The book explores the work of artists who used body-based practices–including performance, film, and photography–to create new vocabularies of representation, sharing their projects through independent networks of dissemination and display. The examples I selected for the book exemplify the material innovation as well as the community-building aspects of the GDR’s small experimental art scene. Gundula Schulze Eldowy’s photographs of exhausted laborers challenged the wooden image of an emancipated proletarian advanced by state culture. The filmmaker Gino Hahnemann who set nudes alight in city parks and imagined a homosocial world for Germany’s cultural heroes fostered a safe creative community for East Berlin’s gay youth. The Leipzig-based independent publication Anschlag collaborated with the exhibition space EIGEN+ART to share the work of experimental artists and writers in public platforms that ultimately reached across the wall to West Germany. In a country that proclaimed but scarcely delivered equality of the sexes, the collective films and fashion shows of Erfurt’s Women Artists Group Exterra XX fused art with feminist political action to compensate for the GDR’s foundational misogyny.

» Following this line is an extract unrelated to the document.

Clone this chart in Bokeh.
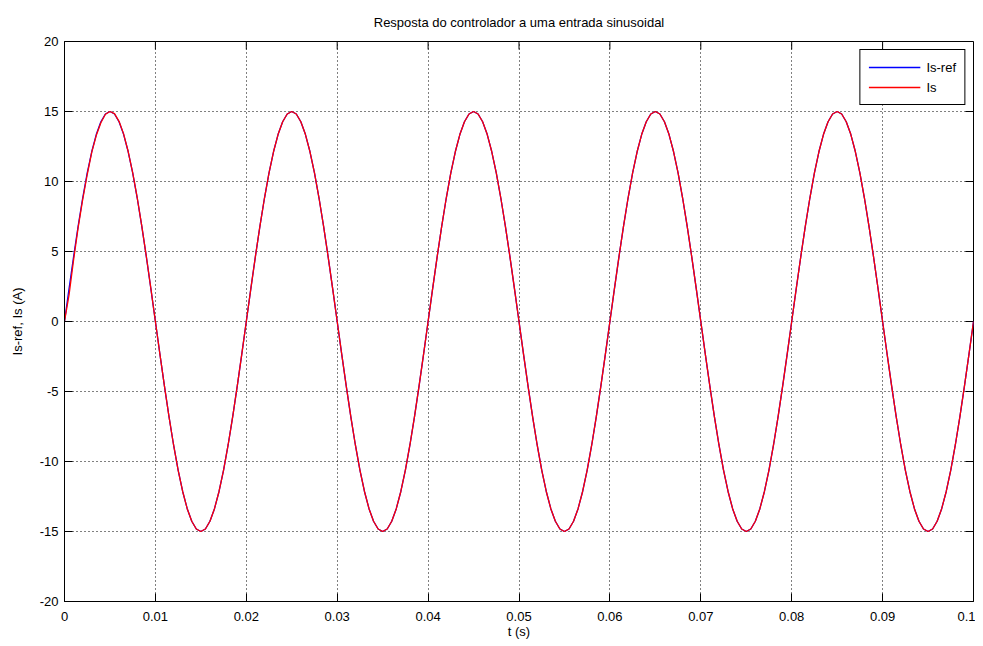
import math
from bokeh.plotting import figure
from bokeh.models import Range1d, FixedTicker, NumeralTickFormatter, ColumnDataSource
from bokeh.embed import file_html
from bokeh.resources import INLINE

# sample step of the simulation (s)
T_STEP = 0.0005

is_ref = [
    0.00, 2.35, 4.64, 6.81, 8.82, 10.61, 12.14, 13.37, 14.27, 14.82, 15.00, 14.82, 14.27, 13.37, 12.14, 10.61, 8.82, 6.81, 4.64, 2.35,
    0.00, -2.35, -4.64, -6.81, -8.82, -10.61, -12.14, -13.37, -14.27, -14.82, -15.00, -14.82, -14.27, -13.37, -12.14, -10.61, -8.82, -6.81, -4.64, -2.35,
    0.00, 2.35, 4.64, 6.81, 8.82, 10.61, 12.14, 13.37, 14.27, 14.82, 15.00, 14.82, 14.27, 13.37, 12.14, 10.61, 8.82, 6.81, 4.64, 2.35,
    0.00, -2.35, -4.64, -6.81, -8.82, -10.61, -12.14, -13.37, -14.27, -14.82, -15.00, -14.82, -14.27, -13.37, -12.14, -10.61, -8.82, -6.81, -4.64, -2.35,
    0.00, 2.35, 4.64, 6.81, 8.82, 10.61, 12.14, 13.37, 14.27, 14.82, 15.00, 14.82, 14.27, 13.37, 12.14, 10.61, 8.82, 6.81, 4.64, 2.35,
    0.00, -2.35, -4.64, -6.81, -8.82, -10.61, -12.14, -13.37, -14.27, -14.82, -15.00, -14.82, -14.27, -13.37, -12.14, -10.61, -8.82, -6.81, -4.64, -2.35,
    0.00, 2.35, 4.64, 6.81, 8.82, 10.61, 12.14, 13.37, 14.27, 14.82, 15.00, 14.82, 14.27, 13.37, 12.14, 10.61, 8.82, 6.81, 4.64, 2.35,
    0.00, -2.35, -4.64, -6.81, -8.82, -10.61, -12.14, -13.37, -14.27, -14.82, -15.00, -14.82, -14.27, -13.37, -12.14, -10.61, -8.82, -6.81, -4.64, -2.35,
    0.00, 2.35, 4.64, 6.81, 8.82, 10.61, 12.14, 13.37, 14.27, 14.82, 15.00, 14.82, 14.27, 13.37, 12.14, 10.61, 8.82, 6.81, 4.64, 2.35,
    0.00, -2.35, -4.64, -6.81, -8.82, -10.61, -12.14, -13.37, -14.27, -14.82, -15.00, -14.82, -14.27, -13.37, -12.14, -10.61, -8.82, -6.81, -4.64, -2.35,
    0.00,
]

is_meas = [
    0.00, 1.90, 4.40, 6.70, 8.70, 10.50, 12.10, 13.30, 14.20, 14.80, 15.00, 14.85, 14.30, 13.40, 12.16, 10.63, 8.84, 6.83, 4.66, 2.37,
    0.00, -2.35, -4.64, -6.81, -8.82, -10.61, -12.14, -13.37, -14.27, -14.82, -15.00, -14.82, -14.27, -13.37, -12.14, -10.61, -8.82, -6.81, -4.64, -2.35,
    0.00, 2.35, 4.64, 6.81, 8.82, 10.61, 12.14, 13.37, 14.27, 14.82, 15.00, 14.82, 14.27, 13.37, 12.14, 10.61, 8.82, 6.81, 4.64, 2.35,
    0.00, -2.35, -4.64, -6.81, -8.82, -10.61, -12.14, -13.37, -14.27, -14.82, -15.00, -14.82, -14.27, -13.37, -12.14, -10.61, -8.82, -6.81, -4.64, -2.35,
    0.00, 2.35, 4.64, 6.81, 8.82, 10.61, 12.14, 13.37, 14.27, 14.82, 15.00, 14.82, 14.27, 13.37, 12.14, 10.61, 8.82, 6.81, 4.64, 2.35,
    0.00, -2.35, -4.64, -6.81, -8.82, -10.61, -12.14, -13.37, -14.27, -14.82, -15.00, -14.82, -14.27, -13.37, -12.14, -10.61, -8.82, -6.81, -4.64, -2.35,
    0.00, 2.35, 4.64, 6.81, 8.82, 10.61, 12.14, 13.37, 14.27, 14.82, 15.00, 14.82, 14.27, 13.37, 12.14, 10.61, 8.82, 6.81, 4.64, 2.35,
    0.00, -2.35, -4.64, -6.81, -8.82, -10.61, -12.14, -13.37, -14.27, -14.82, -15.00, -14.82, -14.27, -13.37, -12.14, -10.61, -8.82, -6.81, -4.64, -2.35,
    0.00, 2.35, 4.64, 6.81, 8.82, 10.61, 12.14, 13.37, 14.27, 14.82, 15.00, 14.82, 14.27, 13.37, 12.14, 10.61, 8.82, 6.81, 4.64, 2.35,
    0.00, -2.35, -4.64, -6.81, -8.82, -10.61, -12.14, -13.37, -14.27, -14.82, -15.00, -14.82, -14.27, -13.37, -12.14, -10.61, -8.82, -6.81, -4.64, -2.35,
    0.00,
]

t = [k * T_STEP for k in range(len(is_ref))]

x_ticks = [0, 0.01, 0.02, 0.03, 0.04, 0.05, 0.06, 0.07, 0.08, 0.09, 0.1]
y_ticks = [-20, -15, -10, -5, 0, 5, 10, 15, 20]
X_MIN, X_MAX = 0, 0.1
Y_MIN, Y_MAX = -20, 20

FONT = "Liberation Sans"
FS = "13px"

src = ColumnDataSource(dict(t=t, ref=is_ref, meas=is_meas))

p = figure(width=975, height=644, output_backend="svg", toolbar_location=None,
           x_range=Range1d(X_MIN, X_MAX), y_range=Range1d(Y_MIN, Y_MAX),
           min_border_left=64, min_border_right=2, min_border_top=41, min_border_bottom=43,
           background_fill_color="white", border_fill_color="white")

p.title.text = "Resposta do controlador a uma entrada sinusoidal"
p.title.align = "center"
p.title.text_font = FONT
p.title.text_font_size = FS
p.title.text_font_style = "normal"
p.title.text_color = "black"
p.title.standoff = 23

p.outline_line_color = "black"
p.outline_line_width = 1
p.outline_line_alpha = 1

xax = p.xaxis[0]
yax = p.yaxis[0]
xax.ticker = FixedTicker(ticks=x_ticks)
xax.formatter = NumeralTickFormatter(format="0.[00]")
xax.axis_label = "t (s)"
xax.axis_label_standoff = 0
xax.major_label_standoff = 10
yax.ticker = FixedTicker(ticks=y_ticks)
yax.formatter = NumeralTickFormatter(format="0")
yax.axis_label = "Is-ref, Is (A)"
yax.axis_label_standoff = 12
yax.major_label_standoff = 6

for ax in [xax, yax]:
    ax.axis_line_color = "black"
    ax.major_tick_line_color = "black"
    ax.major_tick_in = 8
    ax.major_tick_out = 0
    ax.minor_tick_line_color = None
    ax.major_label_text_font = FONT
    ax.major_label_text_font_size = FS
    ax.major_label_text_color = "black"
    ax.axis_label_text_font = FONT
    ax.axis_label_text_font_size = FS
    ax.axis_label_text_font_style = "normal"
    ax.axis_label_text_color = "black"

p.xgrid.ticker = FixedTicker(ticks=x_ticks)
p.ygrid.ticker = FixedTicker(ticks=y_ticks)
for g in [p.xgrid[0], p.ygrid[0]]:
    g.grid_line_color = "black"
    g.grid_line_dash = "1 3"
    g.grid_line_width = 1
    g.grid_line_alpha = 1

# inward ticks on the top and right edges of the box (MATLAB "box on")
p.ray(x=x_ticks, y=[Y_MAX] * len(x_ticks), length=8, length_units="screen",
      angle=-math.pi / 2, line_color="black", line_width=1)
p.ray(x=[X_MAX] * len(y_ticks), y=y_ticks, length=8, length_units="screen",
      angle=math.pi, line_color="black", line_width=1)

p.line("t", "ref", source=src, line_color="blue", line_width=1.3, legend_label="Is-ref")
p.line("t", "meas", source=src, line_color="red", line_width=1.3, legend_label="Is")

legend = p.legend[0]
legend.location = "top_right"
legend.margin = 8
legend.padding = 8
legend.spacing = 2
legend.glyph_width = 52
legend.glyph_height = 18
legend.label_standoff = 6
legend.label_text_font = FONT
legend.label_text_font_size = FS
legend.label_text_color = "black"
legend.border_line_color = "black"
legend.border_line_width = 1
legend.border_line_alpha = 1
legend.background_fill_color = "white"
legend.background_fill_alpha = 1

open("out.html", "w").write(file_html(p, INLINE))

Importantly, these creators were as bold in their ventures as they were indifferent to state power. I approach that discussion in a few ways, both of which seek to remedy traditional ways of thinking about life in the Eastern Bloc, which tend to exaggerate state authority over individual life. First, the majority of the examples I explore in the book reveal a clear connection to state apparatuses of culture. The GDR’s experimental artists studied at the country’s art schools; the degrees they received gave them access to membership in the Union of Fine Artists. This means that across their trajectories, from student to professional, artists found ways to use official platforms to publicize or even financially support their efforts. My historicization challenges the traditional dichotomies of official and unofficial art that not only undermine the art of the GDR in broad strokes, but also reinforce narratives of the Cold War that define citizens as either oppressors or oppressed.

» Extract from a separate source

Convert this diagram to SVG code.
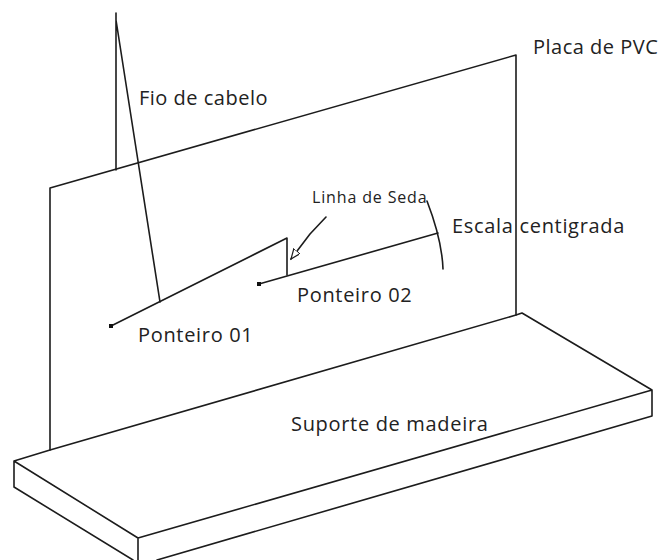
<svg xmlns="http://www.w3.org/2000/svg" width="662" height="560" viewBox="0 0 662 560">
<defs>
<style>
.l{fill:none;stroke:#1c1c1c;stroke-width:1.6;stroke-linecap:round;stroke-linejoin:round}
.t{font-family:"Open Sans","Noto Sans","Liberation Sans",sans-serif;font-size:20px;letter-spacing:.5px;fill:#222}
.w{letter-spacing:.68px}
.s{font-size:16px;letter-spacing:.85px}
</style>
<marker id="a" markerUnits="userSpaceOnUse" markerWidth="12" markerHeight="12" refX="10" refY="4" orient="auto"><path d="M0 0L10 4L0 8Z" fill="#fff" stroke="#1c1c1c" stroke-width="1.2"/></marker>
</defs>
<rect width="662" height="560" fill="#fff"/>
<g id="connectors">
<path class="l" d="M326 217L310 234L291 259" marker-end="url(#a)"/>
</g>
<g id="placa"><path class="l" d="M50 450V188L516 55V315"/><text class="t" x="533" y="54">Placa de PVC</text></g>
<g id="suporte"><path class="l" d="M50 450L14 461L138 538L652 390L522 313L516 315L50 450M14 461V487L133 560M138 538V560M652 390V416L157 560"/><text class="t w" x="291" y="431">Suporte de madeira</text></g>
<g id="fio"><path class="l" d="M116 13V170M116 20L160 302"/><text class="t" x="139" y="105">Fio de cabelo</text></g>
<g id="ponteiro1"><path class="l" d="M111 326L287 238V275"/><rect x="109" y="324" width="4" height="4" fill="#111"/><text class="t w" x="138" y="342">Ponteiro 01</text></g>
<g id="ponteiro2"><path class="l" d="M259 284L438 233"/><rect x="257" y="282" width="4" height="4" fill="#111"/><text class="t w" x="297" y="302">Ponteiro 02</text></g>
<g id="linha"><text class="t s" x="312" y="203">Linha de Seda</text></g>
<g id="escala"><path class="l" d="M427 201Q442 240 443 269"/><text class="t w" x="452" y="233">Escala centigrada</text></g>
</svg>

The image of a victimized citizenry is particularly exaggerated in the mythologies that surround the GDR’s surveillance system, the Stasi. While I demonstrate that the Stasi had an outsized (and largely unanticipated) presence of state security, rather than dwelling on the presumed impacts of the Stasi, I actually demonstrate the agency’s ineffectiveness at curtailing the experimental culture that was its frequent target. The cover of my book reveals this approach most succinctly; I will reflect on the photograph, taken from a Stasi surveillance file, a bit below.
In terms of audience, I wrote Parallel Public with an eye toward vivid description, that complements its many reproductions. From original artworks to documentation of events to excerpts from Stasi surveillance files, Parallel Public reveals its archive as much to highlight the subjects I wrote about as to inspire future research or display. I also wrote with a measured and intentional pacing that leads readers from typical impressions of the GDR (oppressed, frustrated) to a more expansive view of the period (collaborative and innovative). The chapters are relatively short and subject heads break the reading in order to accommodate the breaks I personally find necessary when reading.